With another 15 days still to go till the end of this year’s rains, the city has already recorded its wettest-ever monsoon, with 3,458.2mm rain between June and September 15, despite a 15-day delay in the season’s onset.
Prior to 2019, the all-time record was 3,451.6mm in 1954, according to reports from the disaster management cell of the Brihanmumbai Municipal Corporation (BMC) and the Maharashtra government. The reports are based on data recorded by the India Meteorological Department (IMD).
A 2017 flood-preparedness guidelines report by the BMC, a relief and rehabilitation for disaster management report by the Maharashtra government, and five research papers (all of which HT has a copy of) stated the same — “The maximum annual rainfall ever recorded was 3,451.6mm in 1954 (as per IMD records).”
The IMD, however, did not confirm that the record had been broken and said they needed to check their entire data repository. “Rainfall during this monsoon is the highest since 2001, but for records from further past, we will have go through historical data at our office,” said KS Hosalikar, deputy director general, western region, IMD.
A senior BMC official, however, said if any rainfall figures have been published in our official document, it has been given by the IMD. “We have been using the 1954 figure for all our official rainfall-related datasets.” “This is definitely one of the highest. However, we need to check the 100-year rainfall data to be sure. This will take time,” said SG Kamble, scientist, IMD Mumbai.

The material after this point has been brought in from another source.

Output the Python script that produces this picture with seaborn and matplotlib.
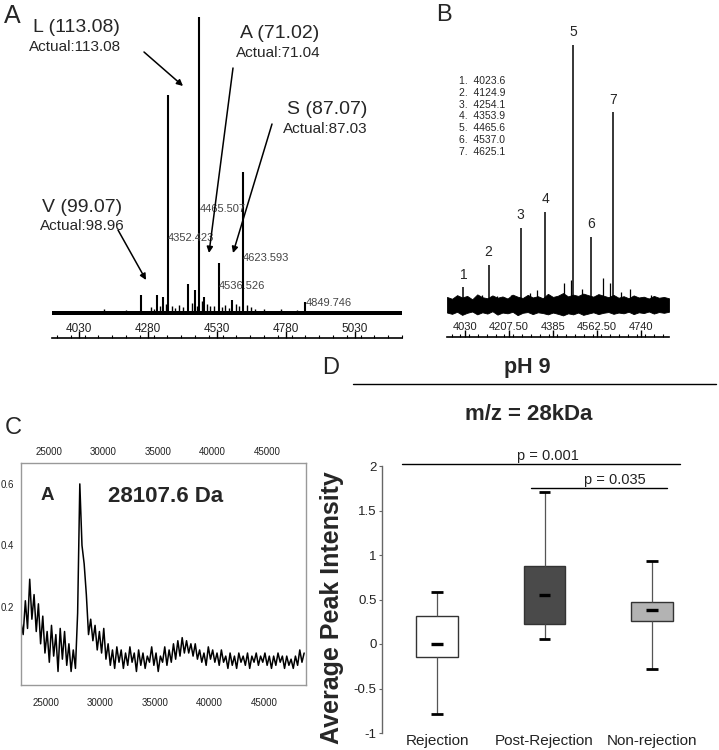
import numpy as np
import pandas as pd
import matplotlib
matplotlib.use("Agg")
import matplotlib.pyplot as plt
from matplotlib.lines import Line2D
from matplotlib.ticker import MultipleLocator, FixedLocator
import seaborn as sns

# ---------------- Panel A data (MS spectrum, ladder) ----------------
a_ticks = [4030, 4280, 4530, 4780, 5030]
a_peak_mass = [4254, 4312, 4334, 4352.423, 4425, 4450, 4465.507, 4483, 4536.526, 4584, 4623.593, 4849.746]
a_peak_int = [6.1, 6.1, 5.4, 73.6, 9.8, 7.8, 100, 5.4, 16.9, 4.4, 47.6, 3.7]
a_grass_mass = [4120, 4200, 4290, 4300, 4322, 4345, 4365, 4378, 4392, 4405, 4440, 4458, 4475,
                4492, 4505, 4520, 4548, 4560, 4572, 4598, 4608, 4640, 4652, 4668, 4700, 4760, 4820]
a_grass_int = [1.2, 1.0, 2.0, 1.5, 2.5, 3.0, 2.2, 1.8, 2.8, 2.0, 3.5, 2.5, 4.0,
               3.0, 2.2, 2.5, 2.0, 2.8, 1.8, 3.0, 2.5, 2.6, 2.0, 1.5, 1.3, 1.2, 1.0]
a_labeled = ["4465.507", "4352.423", "4623.593", "4536.526", "4849.746"]
a_residues = ["L (113.08)", "A (71.02)", "S (87.07)", "V (99.07)"]
a_actual = ["Actual:113.08", "Actual:71.04", "Actual:87.03", "Actual:98.96"]

# ---------------- Panel B data ----------------
b_ticks = [4030, 4207.5, 4385, 4562.5, 4740]
b_tick_labels = ["4030", "4207.50", "4385", "4562.50", "4740"]
b_peak_mass = [4023.6, 4124.9, 4254.1, 4353.9, 4465.6, 4537.0, 4625.1]
b_peak_int = [6.9, 15.4, 29.6, 35.8, 100, 26.2, 74.2]
b_spike_mass = [4215, 4320, 4429, 4457, 4586, 4614, 4695, 4100, 4160, 4290, 4500, 4660, 4780]
b_spike_int = [3.8, 5.8, 8.5, 9.6, 10.4, 8.5, 6.2, 4.0, 3.5, 4.5, 6.0, 5.0, 4.0]
b_noise_top = [3.1, 2.4, 3.8, 2.9, 3.5, 2.2, 4.1, 3.0, 2.6, 3.7, 2.8, 3.3, 2.5, 4.0, 3.2,
               2.7, 3.9, 2.9, 3.4, 2.6, 4.3, 3.1, 3.6, 4.6, 3.3, 4.0, 3.5, 4.4, 3.8, 3.2,
               4.2, 3.6, 3.0, 3.9, 2.8, 3.4, 2.6, 3.7, 2.9, 3.2, 2.5, 3.5, 2.8, 3.1, 2.6]
b_noise_bot = [-2.9, -3.4, -2.6, -3.8, -3.0, -2.5, -3.6, -2.8, -3.3, -2.4, -3.7, -2.9, -3.2, -2.6, -3.9,
               -3.0, -2.7, -3.5, -2.8, -3.1, -3.6, -2.9, -3.4, -4.0, -3.2, -3.6, -2.9, -3.8, -3.3, -2.8,
               -3.5, -3.0, -2.7, -3.4, -2.9, -3.2, -2.6, -3.5, -2.8, -3.1, -2.5, -3.3, -2.7, -3.0, -2.6]

# ---------------- Panel C data (28 kDa region) ----------------
c_ticks = [25000, 30000, 35000, 40000, 45000]
c_yticks = [0.2, 0.4, 0.6]
c_intensity = [0.15, 0.11, 0.22, 0.13, 0.29, 0.16, 0.24, 0.12, 0.21, 0.08,
               0.17, 0.05, 0.12, 0.02, 0.14, 0.04, 0.11, -0.01, 0.13, 0.03,
               0.12, 0.01, 0.08, -0.01, 0.06, 0.00, 0.18, 0.60, 0.40, 0.34,
               0.24, 0.11, 0.16, 0.09, 0.14, 0.06, 0.12, 0.05, 0.13, 0.03,
               0.08, 0.01, 0.06, 0.00, 0.07, 0.02, 0.06, 0.00, 0.05, 0.01,
               0.07, 0.02, 0.05, -0.01, 0.06, 0.01, 0.05, 0.00, 0.04, 0.02,
               0.07, 0.01, 0.05, -0.01, 0.04, 0.02, 0.07, 0.01, 0.06, 0.02,
               0.08, 0.03, 0.09, 0.04, 0.10, 0.05, 0.09, 0.05, 0.08, 0.04,
               0.08, 0.03, 0.06, 0.02, 0.05, 0.01, 0.07, 0.03, 0.06, 0.02,
               0.05, 0.01, 0.06, 0.02, 0.04, 0.00, 0.05, 0.01, 0.04, 0.00,
               0.05, 0.02, 0.04, 0.01, 0.05, 0.00, 0.04, 0.02, 0.05, 0.01,
               0.04, 0.02, 0.05, 0.01, 0.04, 0.00, 0.04, 0.01, 0.05, 0.02,
               0.04, 0.00, 0.04, 0.01, 0.03, 0.00, 0.04, 0.01, 0.06, 0.02, 0.05]
c_mass = 22700 + 200 * np.arange(len(c_intensity))

# ---------------- Panel D data (box plot) ----------------
groups = ["Rejection", "Post-Rejection", "Non-rejection"]
rejection = [-0.79, -0.15, 0.00, 0.315, 0.58]
post_rejection = [0.053, 0.225, 0.547, 0.88, 1.705]
non_rejection = [-0.28, 0.258, 0.38, 0.475, 0.936]
box_colors = ["#ffffff", "#4a4a4a", "#b3b3b3"]
p_labels = ["p = 0.001", "p = 0.035"]

# ---------------- figure ----------------
sns.set_style("white")
plt.rcParams["font.family"] = ["Liberation Sans", "DejaVu Sans"]
W, H = 719, 750
fig = plt.figure(figsize=(W / 100, H / 100), dpi=100)


def rect(l, t, r, b):
    return [l / W, 1 - b / H, (r - l) / W, (b - t) / H]


def ftext(px, py, s, **kw):
    fig.text(px / W, 1 - py / H, s, **kw)


def farrow(x1, y1, x2, y2):
    fig.add_artist(matplotlib.patches.FancyArrowPatch(
        (x1 / W, 1 - y1 / H), (x2 / W, 1 - y2 / H), transform=fig.transFigure,
        arrowstyle="-|>", mutation_scale=9, color="black", lw=1.1,
        shrinkA=0, shrinkB=0))


narrow = ["Liberation Sans Narrow", "DejaVu Sans Condensed", "Liberation Sans"]


def ruler(ax, ticks, labels, minor_step, labelsize):
    for sp in ["top", "left", "right"]:
        ax.spines[sp].set_visible(False)
    ax.spines["bottom"].set_linewidth(1.2)
    ax.spines["bottom"].set_color("black")
    ax.set_yticks([])
    ax.xaxis.set_major_locator(FixedLocator(ticks))
    ax.xaxis.set_minor_locator(MultipleLocator(minor_step))
    ax.set_xticklabels(labels, family=narrow)
    ax.tick_params(axis="x", which="major", bottom=True, direction="in", length=5, width=1,
                   labelsize=labelsize, pad=-11, colors="black", labelcolor="#222222")
    ax.tick_params(axis="x", which="minor", bottom=True, direction="in", length=2.5,
                   width=0.8, colors="black")
    ax.patch.set_alpha(0)


# ---- Panel A ----
axA = fig.add_axes(rect(52, 0, 402, 338))
axA.set_xlim(3932, 5200)
axA.set_ylim(-8.45, 105.7)
axA.fill_between([3932, 5200], -0.8, 0.8, color="black", lw=0)
axA.vlines(a_grass_mass, 0, a_grass_int, color="black", lw=1.0)
axA.vlines(a_peak_mass, 0, a_peak_int, color="black", lw=1.5)
ruler(axA, a_ticks, [str(t) for t in a_ticks], 50, 8.5)
label_pos_A = {"4465.507": 35, "4352.423": 25.3, "4623.593": 18.6, "4536.526": 9.1, "4849.746": 3.4}
for lab in a_labeled:
    axA.text(float(lab), label_pos_A[lab], lab, fontsize=8, color="#444444",
             ha="left", va="center")

ftext(12, 16, "A", fontsize=18, ha="center", va="center")
res_pos = [(76, 27, 75, 47), (280, 33, 278, 53), (327, 110, 325, 129), (82, 207, 82, 226)]
for (x1, y1, x2, y2), r, a in zip(res_pos, a_residues, a_actual):
    ftext(x1, y1, r, fontsize=14, ha="center", va="center")
    ftext(x2, y2, a, fontsize=11, ha="center", va="center")
farrow(144, 52, 183, 86)
farrow(233, 68, 209, 253)
farrow(272, 124, 233, 253)
farrow(118, 230, 146, 280)

# ---- Panel B ----
axB = fig.add_axes(rect(447, 0, 669, 337))
axB.set_xlim(3957.5, 4852)
axB.set_ylim(-12.3, 117.3)
nx = np.linspace(3957.5, 4852, len(b_noise_top))
axB.fill_between(nx, b_noise_bot, b_noise_top, color="black", lw=0.6, edgecolor="black")
axB.vlines(b_spike_mass, 0, b_spike_int, color="black", lw=0.9)
axB.vlines(b_peak_mass, 0, b_peak_int, color="black", lw=1.1)
for i, (m, v) in enumerate(zip(b_peak_mass, b_peak_int)):
    axB.annotate(str(i + 1), (m, v), xytext=(0, 4), textcoords="offset points",
                 ha="center", va="bottom", fontsize=10)
ruler(axB, b_ticks, b_tick_labels, 35.5, 8)
ftext(444, 15, "B", fontsize=17, ha="center", va="center")
legend_txt = "\n".join(f"{i + 1}.  {m:.1f}" for i, m in enumerate(b_peak_mass))
ftext(459, 76, legend_txt, fontsize=7.5, ha="left", va="top", linespacing=1.22)

# ---- Panel C ----
axC = fig.add_axes(rect(21, 463, 306, 685))
sns.lineplot(x=c_mass, y=c_intensity, ax=axC, color="black", lw=1.1)
axC.set_xlim(22700, 48870)
axC.set_ylim(-0.054, 0.668)
axC.set_xticks(c_ticks)
axC.set_yticks(c_yticks)
axC.set_yticklabels([f"{t:.1f}" for t in c_yticks])
axC.tick_params(axis="both", length=0, labelsize=7, colors="#222222")
axC.tick_params(axis="x", pad=9)
axC.tick_params(axis="y", pad=5)
secC = axC.secondary_xaxis("top", functions=(lambda x: x - 280, lambda x: x + 280))
secC.set_xticks(c_ticks)
secC.tick_params(axis="x", length=0, labelsize=7, pad=4, colors="#222222")
secC.spines["top"].set_visible(False)
for sp in axC.spines.values():
    sp.set_color("#999999")
    sp.set_linewidth(1)
ftext(13, 428, "C", fontsize=17, ha="center", va="center")
ftext(47, 495, "A", fontsize=13.5, fontweight="bold", ha="center", va="center")
ftext(166, 497, "28107.6 Da", fontsize=16, fontweight="bold", ha="center", va="center")

# ---- Panel D ----
axD = fig.add_axes(rect(382, 466, 706, 733))
df = pd.DataFrame({
    "group": np.repeat(groups, 5),
    "value": rejection + post_rejection + non_rejection,
})
sns.boxplot(data=df, x="group", y="value", hue="group", palette=box_colors,
            width=0.39, whis=(0, 100), linewidth=1, linecolor="#333333",
            medianprops={"visible": False}, capprops={"visible": False},
            whiskerprops={"color": "#555555", "linewidth": 0.9},
            legend=False, ax=axD)
series = [rejection, post_rejection, non_rejection]
for i, vals in enumerate(series):
    axD.hlines([min(vals), max(vals)], i - 0.055, i + 0.055, color="black", lw=2.0)
    axD.hlines(np.median(vals), i - 0.055, i + 0.055, color="black", lw=2.4)
axD.set_xlim(-0.512, 2.502)
axD.set_ylim(-1, 2)
axD.set_yticks([-1, -0.5, 0, 0.5, 1, 1.5, 2])
axD.set_yticklabels(["-1", "-0.5", "0", "0.5", "1", "1.5", "2"])
axD.set_xlabel("")
axD.set_ylabel("")
for sp in ["top", "right", "bottom"]:
    axD.spines[sp].set_visible(False)
axD.spines["left"].set_color("#666666")
axD.spines["left"].set_linewidth(1)
axD.tick_params(axis="y", left=True, length=2, width=0.8, labelsize=9.5, pad=2,
                colors="#666666", labelcolor="#222222")
axD.tick_params(axis="x", length=0, labelsize=11, pad=1, labelcolor="#222222")
axD.patch.set_alpha(0)
# significance bars
axD.plot([-0.33, 2.26], [2.02, 2.02], color="black", lw=1, clip_on=False)
axD.text(1.03, 2.03, p_labels[0], ha="center", va="bottom", fontsize=10.5, color="#222222")
axD.plot([0.87, 2.14], [1.753, 1.753], color="black", lw=1, clip_on=False)
axD.text(1.65, 1.763, p_labels[1], ha="center", va="bottom", fontsize=10.5, color="#222222")

ftext(332, 608, "Average Peak Intensity", rotation=90, fontsize=18, fontweight="bold",
      ha="center", va="center")
ftext(331, 368, "D", fontsize=17, ha="center", va="center")
ftext(527, 367, "pH 9", fontsize=15.5, fontweight="bold", ha="center", va="center")
fig.add_artist(Line2D([353 / W, 716 / W], [1 - 384 / H, 1 - 384 / H], color="black", lw=1))
ftext(529, 415, "m/z = 28kDa", fontsize=16, fontweight="bold", ha="center", va="center")

fig.savefig("out.png", dpi=100)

The IMD data over the past 13 years shows the highest seasonal rainfall, prior to 2019, was recorded in 2010 — 3,327.9 mm over four months (June to September). The annual average rainfall for Mumbai is 2,514mm, while the seasonal average is 2,317mm. The southwest monsoon period for Mumbai is from June to September, with the normal onset date on June 10. However, this year, the monsoon onset was declared by IMD on June 25.
Mumbai also surpassed the 900-mm rainfall mark for September on Sunday. The city has so far recorded 904.3mm from September 1 to September 15 (8.30pm), which is just 0.3mm short of the September 1993 record of 904.6mm — the second-highest all-time September rainfall. The all-time record is in 1954 when 920mm was recorded over 30 days.
Independent meteorologists confirmed the record. “Even after the late onset, this has been a record year. Moreover, all the monthly averages were achieved within the first 4-5 rainy days. This shows that extreme events are on the rise owing to climate change,” said Sridhar Balasubramanian, associate professor, department of mechanical engineering and associate faculty, IDP Climate Studies, IIT- B.
Record-breaking rainfall this season was because of sustained weather factors, said Akshay Deoras, independent meteorologist and PhD researcher, University of Reading, UK. “The offshore trough remained active for a longer period and was sensitive to low-pressure systems forming in the Bay of Bengal. Nearly all of the meteorological sub-divisions along the west coast and west-central parts of India have received excess rainfall this season,” he said.
The Mumbai Metropolitan Region (MMR) received surplus rains during the monsoon primarily owing to the Indian Ocean Dipole (IOD) effect — an ocean-atmosphere phenomenon — with a difference in sea surface temperatures characterised by cooling in parts of Indian Ocean leading to enhanced rain, said Balasubramaniam.
“IOD has been in its positive phase since July as 2019 is likely to go down as a strong IOD year. The influence of IOD has been very active and has negated all ill-effects of El Nino,” he said.
Deoras added that frequent monsoon low-pressure systems had helped overcome the rainfall deficit across India. “Mumbai will witness more rainfall in the remaining days of September, so there’s a good chance that the record of the highest rainfall in September (920mm set in 1954) will be broken this year,” he said.
Moderate overnight rain was recorded in the suburbs (31.4mm) and light rain (3.4mm) in south Mumbai between Saturday and Sunday. Palghar district recorded very heavy rains overnight owing to a localised weather system north of Mumbai, said Kamble. Dahanu recorded the maximum rainfall at 216mm, while the majority of the district received over 100mm rain. Bhiwandi in Thane district recorded 150mm.
“We issued a yellow alert (be updated) for Thane and Mumbai for Sunday and orange alert (be prepared) for Palghar. Rain intensity will reduce all across these three districts on Monday, but isolated heavy showers cannot be ruled out,” said Kamble. On Sunday, 10.2mm rain was recorded in south Mumbai, from 8.30am to 5.30pm, while the suburbs recorded 4.8mm during the same time.